Gold is a New Zealand radio station playing classic hits and classic rock of the 1970s and 1980s targeting an audience of listeners above 45 years of age.

Gold broadcasts as a network on AM and FM frequencies across New Zealand and is owned and operated by New Zealand Media and Entertainment (NZME). Its head office and studios are in central Auckland, alongside NZME's seven other radio networks.

History 
Gold went to air on 1 July 2020, taking over the FM frequencies held by Mix and the AM and low power FM frequencies previously used to broadcast Radio Sport.

Gold is a pure music format, while the AM/LPFM version carries a hybrid talk/music format aimed at the rural market.

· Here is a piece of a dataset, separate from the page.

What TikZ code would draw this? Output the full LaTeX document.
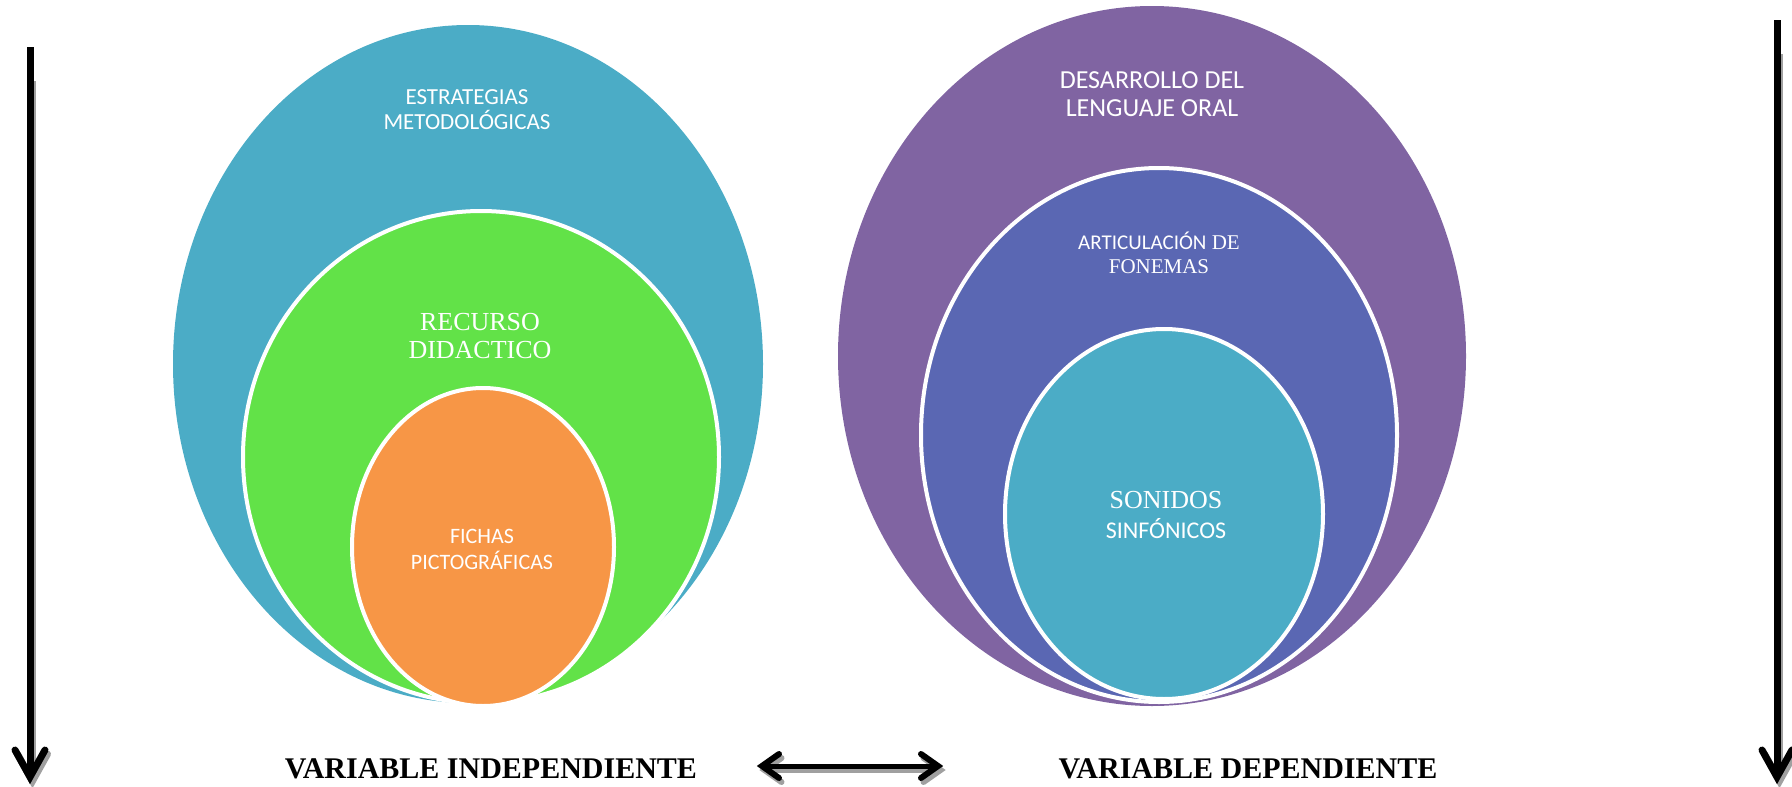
\documentclass[tikz,border=0pt]{standalone}
\usepackage{fontspec}
\setmainfont{Liberation Serif}
\newfontfamily\calib{Carlito}
\newfontfamily\tnr{Liberation Serif}
\usetikzlibrary{shapes.geometric,calc}
\definecolor{cBlue}{HTML}{4BACC6}
\definecolor{cGreen}{HTML}{62E248}
\definecolor{cOrange}{HTML}{F79646}
\definecolor{cPurple}{HTML}{8064A2}
\definecolor{cIndigo}{HTML}{5A67B3}
\definecolor{cShadow}{HTML}{A0A0A0}
\begin{document}
\begin{tikzpicture}[x=1pt,y=-1pt,
  outerblob/.style={ellipse, inner sep=0pt, draw=none},
  innerblob/.style={ellipse, inner sep=0pt, draw=white, line width=4pt},
  lbl/.style={text=white, align=center, inner sep=0pt},
  varlbl/.style={inner sep=0pt, font=\tnr\bfseries\fontsize{30}{32}\selectfont},
  shaft/.style={line width=7pt},
  head/.style={line width=7pt, line join=miter, line cap=round},
  dshaft/.style={line width=5pt},
  dhead/.style={line width=6pt, line join=miter, line cap=round}
]
\useasboundingbox (0,0) rectangle (1792,787);

% ---------- left group ----------
\node[outerblob, fill=cBlue, minimum width=590pt, minimum height=678pt] (em) at (468,364) {};
\node[innerblob, fill=cGreen, minimum width=476pt, minimum height=492pt] (rd) at (481,457) {};
\node[innerblob, fill=cOrange, minimum width=262pt, minimum height=318pt] (fp) at (483,547) {};

\node[lbl, font=\calib\fontsize{23}{25}\selectfont] (tem) at (467,110) {ESTRATEGIAS\\METODOLÓGICAS};
\node[lbl, font=\tnr\fontsize{26}{28}\selectfont] (trd) at (480,336) {RECURSO\\DIDACTICO};
\node[lbl, font=\calib\fontsize{22}{26}\selectfont] (tfp) at (482,549) {FICHAS\\PICTOGRÁFICAS};

% ---------- right group ----------
\node[outerblob, fill=cPurple, minimum width=628pt, minimum height=700pt] (dl) at (1152,356) {};
\node[innerblob, fill=cIndigo, minimum width=476pt, minimum height=534pt] (af) at (1159,435) {};
\node[innerblob, fill=cBlue, minimum width=318pt, minimum height=370pt] (ss) at (1164,514) {};

\node[lbl, font=\calib\fontsize{26}{28}\selectfont] (tdl) at (1152,94) {DESARROLLO DEL\\LENGUAJE ORAL};
\node[lbl, font=\fontsize{21}{24}\selectfont] (taf) at (1159,253) {{\calib ARTICULACIÓN} {\tnr DE}\\{\tnr FONEMAS}};
\node[lbl, font=\fontsize{26}{30}\selectfont] (tss) at (1166,515) {{\tnr SONIDOS}\\{\calib\fontsize{24}{30}\selectfont SINFÓNICOS}};

% ---------- bottom labels ----------
\node[varlbl] (vi) at (491,769) {VARIABLE INDEPENDIENTE};
\node[varlbl] (vd) at (1248,769) {VARIABLE DEPENDIENTE};

% ---------- arrows ----------
\coordinate (la1) at (30,47);
\coordinate (la2) at (30,777);
\coordinate (ra1) at (1777,20);
\coordinate (ra2) at (1777,777);
\coordinate (da1) at (762,766);
\coordinate (da2) at (938,766);

% shadows
\begin{scope}[transform canvas={xshift=2.5pt, yshift=-4pt}]
  \draw[shaft, cShadow] ($(la1)+(0,30)$) -- ($(la2)+(0,-4)$);
  \draw[head, cShadow] ($(la2)+(-15,-27)$) -- (la2) -- ($(la2)+(15,-27)$);
  \draw[shaft, cShadow] ($(ra1)+(0,30)$) -- ($(ra2)+(0,-4)$);
  \draw[head, cShadow] ($(ra2)+(-15,-27)$) -- (ra2) -- ($(ra2)+(15,-27)$);
  \draw[dshaft, cShadow] ($(da1)+(4,0)$) -- ($(da2)+(-4,0)$);
  \draw[dhead, cShadow] ($(da1)+(17,-12)$) -- (da1) -- ($(da1)+(17,12)$);
  \draw[dhead, cShadow] ($(da2)+(-17,-12)$) -- (da2) -- ($(da2)+(-17,12)$);
\end{scope}
% black arrows
\draw[shaft] (la1) -- ($(la2)+(0,-4)$);
\draw[head] ($(la2)+(-15,-27)$) -- (la2) -- ($(la2)+(15,-27)$);
\draw[shaft] (ra1) -- ($(ra2)+(0,-4)$);
\draw[head] ($(ra2)+(-15,-27)$) -- (ra2) -- ($(ra2)+(15,-27)$);
\draw[dshaft] ($(da1)+(4,0)$) -- ($(da2)+(-4,0)$);
\draw[dhead] ($(da1)+(17,-12)$) -- (da1) -- ($(da1)+(17,12)$);
\draw[dhead] ($(da2)+(-17,-12)$) -- (da2) -- ($(da2)+(-17,12)$);
\end{tikzpicture}
\end{document}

On 17 June 2022, NZME announced that, after nearly two years, Gold AM would change its name to Gold Sport from 27 June 2022. The name change reflects what is currently broadcast on the station which includes live sport commentary, The Country with Jamie Mackay and The Country Sport Breakfast with Brian Kelly.

Programmes 
Gold and Gold Sport carry the majority of the same shows.

The AM/LPFM version of Gold referred to as Gold Sport does carry different programmes at times.  These are mainly sport and rural programmes that previously broadcast on Radio Sport, including The Country with Jamie Mackay and live sport commentary including Super Rugby, All Black tests, and netball.

Weekdays 
Andrew Dickens hosts the morning show on Gold each weekday morning from 6am – 12pm. 
Brian Kelly hosts The Country Sport Breakfast on Gold Sport from Tauranga each morning.  This show is a mixture of sport and rural interviews as well as music.

Each weekday morning between 9am - noon Gold features "No Ads 'Till Noon", a commercial free three hours. 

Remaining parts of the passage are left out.